# LF: Community Fish



## jcheng (Apr 21, 2010)

Hi,

I currently have a few baby Cory, and Neon Tetra in my tank. I’m going to add 2 – 3 more community fish. I’ll be heading to Island Pets Unlimited tomorrow. Can someone please tell me if any of the following fishes will get along with my baby Cory and Neon Tetra?

•	Super Red Zebra Cichild
•	Khuli Loach
•	Clown Loach
•	Electric Yellow Solid
•	Giraffe Cichild
•	Gold Gourami

Thanks,
JC


----------



## plantedinvertz (Apr 21, 2010)

Khuli loach is the only one that is suitable for your tank. They are no fun though cuz they are always hiding


----------



## Faiora (Apr 21, 2010)

I can't see any problem with keeping gold gouramis in the tank, depending on the size - they're quite peaceful. Also, I hope you have at least 6 neons... they're not happy by themselves. Gouramis are happy in 2s or 3s


----------



## Adz1 (Apr 21, 2010)

being that you already have tetras in the tank i would suggest you stick to a few different types of tetra.


----------



## aznfire888 (Apr 21, 2010)

Faiora said:


> I can't see any problem with keeping gold gouramis in the tank, depending on the size - they're quite peaceful. Also, I hope you have at least 6 neons... they're not happy by themselves. Gouramis are happy in 2s or 3s


depending on how big the tank is tho....gouramis can be aggressive when they're breeding my male killed off all my cories in a night after he setup his bubble nest


----------



## Mykiss (Apr 22, 2010)

I've got a bunch of clown loaches if you're interested
________
NO2 VAPORIZER


----------



## wsl (Apr 21, 2010)

I second the kuhli loaches. Make sure you get a few of them though, since they are social fish. I saw the ones at IPU recently, and they were super active in a big group.


----------



## eternity302 (Apr 22, 2010)

Mykiss said:


> I've got a bunch of clown loaches if you're interested


I go for the clown loaches =) They're pretty schooling together!


----------



## jcheng (Apr 21, 2010)

wsl said:


> I second the kuhli loaches. Make sure you get a few of them though, since they are social fish. I saw the ones at IPU recently, and they were super active in a big group.
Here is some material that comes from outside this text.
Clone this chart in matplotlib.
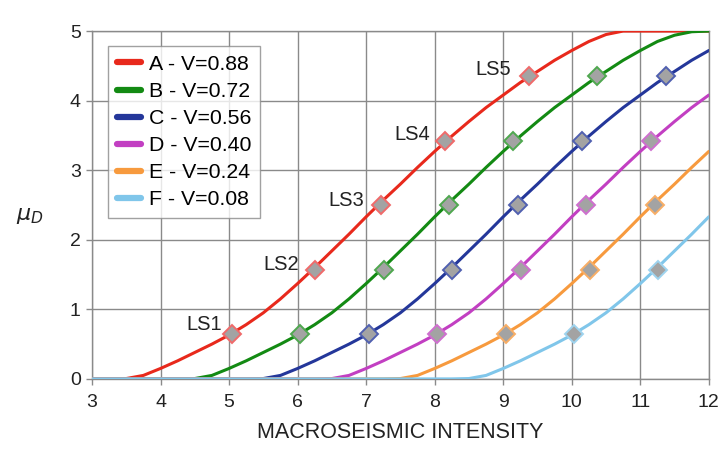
import matplotlib
matplotlib.use("Agg")
import matplotlib.pyplot as plt
import numpy as np

plt.rcParams['font.family'] = ['Liberation Sans', 'DejaVu Sans']

intensity = [3.00, 3.25, 3.50, 3.75, 4.00, 4.25, 4.50, 4.75, 5.00, 5.25, 5.50, 5.75,
             6.00, 6.25, 6.50, 6.75, 7.00, 7.25, 7.50, 7.75, 8.00, 8.25, 8.50, 8.75,
             9.00, 9.25, 9.50, 9.75, 10.00, 10.25, 10.50, 10.75, 11.00, 11.25, 11.50,
             11.75, 12.00]

mu_A = [0, 0, 0.005, 0.05, 0.15, 0.26, 0.38, 0.50, 0.63, 0.78, 0.95, 1.15, 1.37, 1.60,
        1.84, 2.08, 2.33, 2.57, 2.80, 3.04, 3.27, 3.49, 3.70, 3.90, 4.08, 4.26, 4.42,
        4.58, 4.72, 4.85, 4.95, 5.00, 5.00, 5.00, 5.00, 5.00, 5.00]
mu_B = [0, 0, 0, 0, 0, 0, 0.005, 0.05, 0.15, 0.26, 0.38, 0.50, 0.63, 0.78, 0.95, 1.15,
        1.37, 1.60, 1.84, 2.08, 2.33, 2.57, 2.80, 3.04, 3.27, 3.49, 3.70, 3.90, 4.08,
        4.26, 4.42, 4.58, 4.72, 4.85, 4.94, 4.99, 5.00]
mu_C = [0, 0, 0, 0, 0, 0, 0, 0, 0, 0, 0.005, 0.05, 0.15, 0.26, 0.38, 0.50, 0.63, 0.78,
        0.95, 1.15, 1.37, 1.60, 1.84, 2.08, 2.33, 2.57, 2.80, 3.04, 3.27, 3.49, 3.70,
        3.90, 4.08, 4.26, 4.42, 4.58, 4.72]
mu_D = [0, 0, 0, 0, 0, 0, 0, 0, 0, 0, 0, 0, 0, 0, 0.005, 0.05, 0.15, 0.26, 0.38, 0.50,
        0.63, 0.78, 0.95, 1.15, 1.37, 1.60, 1.84, 2.08, 2.33, 2.57, 2.80, 3.04, 3.27,
        3.49, 3.70, 3.90, 4.08]
mu_E = [0, 0, 0, 0, 0, 0, 0, 0, 0, 0, 0, 0, 0, 0, 0, 0, 0, 0, 0.005, 0.05, 0.15, 0.26,
        0.38, 0.50, 0.63, 0.78, 0.95, 1.15, 1.37, 1.60, 1.84, 2.08, 2.33, 2.57, 2.80,
        3.04, 3.27]
mu_F = [0, 0, 0, 0, 0, 0, 0, 0, 0, 0, 0, 0, 0, 0, 0, 0, 0, 0, 0, 0, 0, 0, 0.005, 0.05,
        0.15, 0.26, 0.38, 0.50, 0.63, 0.78, 0.95, 1.15, 1.37, 1.60, 1.84, 2.08, 2.33]

series_names = ["A - V=0.88", "B - V=0.72", "C - V=0.56", "D - V=0.40",
                "E - V=0.24", "F - V=0.08"]
series_values = [mu_A, mu_B, mu_C, mu_D, mu_E, mu_F]
series_colors = ["#e8291c", "#138a13", "#24379a", "#c23fc2", "#f79a3e", "#80c6ea"]
marker_edges = ["#f06a6a", "#4fa84f", "#5060b0", "#cf6fcf", "#f8ae66", "#9fd4ef"]

# limit-state thresholds (mu_D) and intensities where each curve crosses them
ls_labels = ["LS1", "LS2", "LS3", "LS4", "LS5"]
ls_mu = [0.65, 1.57, 2.50, 3.42, 4.35]
ls_I = [
    [5.04, 6.26, 7.21, 8.15, 9.37],
    [6.04, 7.26, 8.21, 9.15, 10.37],
    [7.04, 8.26, 9.21, 10.15, 11.37],
    [8.04, 9.26, 10.21, 11.15],
    [9.04, 10.26, 11.21],
    [10.04, 11.26],
]
# label positions for the LS annotations (on curve A)
ls_text_I = [4.90, 6.02, 6.97, 7.93, 9.11]
ls_text_mu = [0.78, 1.64, 2.57, 3.52, 4.45]

fig = plt.figure(figsize=(7.27, 4.5), dpi=100)
ax = fig.add_axes([0.1265, 0.158, 0.8485, 0.773])

for name, vals, col in zip(series_names, series_values, series_colors):
    ax.plot(intensity, vals, color=col, lw=2.2, label=name, zorder=3,
            solid_capstyle='round')

for k, (xs, col, ec) in enumerate(zip(ls_I, series_colors, marker_edges)):
    ax.plot(xs, ls_mu[:len(xs)], linestyle='none', marker='D', markersize=9.5,
            markerfacecolor='#a3a3a3', markeredgecolor=ec, markeredgewidth=1.4,
            zorder=4)

for lab, tx, ty in zip(ls_labels, ls_text_I, ls_text_mu):
    ax.text(tx, ty, lab, ha='right', va='center', fontsize=14.5, color='#222222',
            zorder=5)

ax.set_xlim(3, 12)
ax.set_ylim(0, 5)
ax.set_xticks(range(3, 13))
ax.set_yticks(range(0, 6))
ax.grid(True, color='#8a8a8a', lw=1.0)
ax.set_axisbelow(True)
for s in ax.spines.values():
    s.set_color('#8a8a8a')
    s.set_linewidth(1.0)
ax.tick_params(axis='both', colors='#8a8a8a', labelcolor='#222222',
               labelsize=14, length=4, width=1.0)
ax.tick_params(axis='x', pad=7)
ax.tick_params(axis='y', pad=4)
ax.set_xlabel("MACROSEISMIC INTENSITY", fontsize=15.5, color='#222222', labelpad=8)

fig.text(30 / 727, 1 - 215 / 450, r"$\mu_D$", fontsize=16, ha='center',
         va='center', color='#222222')

leg = ax.legend(loc='upper left', bbox_to_anchor=(0.026, 0.957), borderaxespad=0,
                fontsize=15.3, frameon=True, fancybox=False, handlelength=1.13,
                handletextpad=0.38, labelspacing=0.38, borderpad=0.42)
leg.get_frame().set_edgecolor('#8a8a8a')
leg.get_frame().set_linewidth(1.0)
for line in leg.get_lines():
    line.set_linewidth(4.5)
    line.set_solid_capstyle('round')

fig.savefig("out.png", dpi=100)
Yah, both Clown Loaches and Khuli Loach I saw in IPU today are very active. Maybe because they are in a group.


----------



## jcheng (Apr 21, 2010)

Mykiss said:


> I've got a bunch of clown loaches if you're interested


MyKiss, how big is your Clown Loaches? I can't take any that is more than 2 inches long, because I only have a 10 gallon tank....


----------



## effox (Apr 21, 2010)

Don't buy any loaches, they'll outgrow your tank within months.

Think tetras, and zebra danios for compatible tank mates of that size, and some amano shrimp.


----------



## Death's Sting (Apr 21, 2010)

Khuli Loach maybe. 10 gallons is not a lot to work with sorry.


----------



## effox (Apr 21, 2010)

I've got 3 lamp eye tetras you can have for $1 each if you drive to Surrey.

You should get some Danios for the top of the tank, tetras for the middle and lower, and have shrimp for your bottom feeders, you can get a pretty full tank without overdoing your bio load if you stick to small fish, and have differing levels of fish depth preference.


----------



## wsl (Apr 21, 2010)

Kuhli loaches stay small unlike clown loach, but a 10 gallon might be a bit small to have a group of them, especially when shared with a bunch of other fish.


----------



## effox (Apr 21, 2010)

Hey Greg, I didn't know of a Kuhli until I saw this post, they look neat!

JC you should buy one of those guys definitely...


----------



## jcheng (Apr 21, 2010)

effox said:


> I've got 3 lamp eye tetras you can have for $1 each if you drive to Surrey.
> 
> You should get some Danios for the top of the tank, tetras for the middle and lower, and have shrimp for your bottom feeders, you can get a pretty full tank without overdoing your bio load if you stick to small fish, and have differing levels of fish depth preference.


This is a good suggestion, thanks!! Arggg... I don't go to Survey much, but thanks for the offer.

You know what, one time I did bought some spotted and zebra danios, and they started to nip the fin of my small fish, so I gave the danios to my friend. Maybe I'll look for some smaller or different type of danio this time.


----------



## jcheng (Apr 21, 2010)

effox said:


> Hey Greg, I didn't know of a Kuhli until I saw this post, they look neat!
> 
> JC you should buy one of those guys definitely...


They are very tempting. Ok, I'll buy one of these guy to see how it turns out.


----------



## kaisa (Apr 21, 2010)

if you just buy one kuhli you probably won't see much of it. they are a social fish and prefer at least a few to be comfortable enough to cruise around the tank.


----------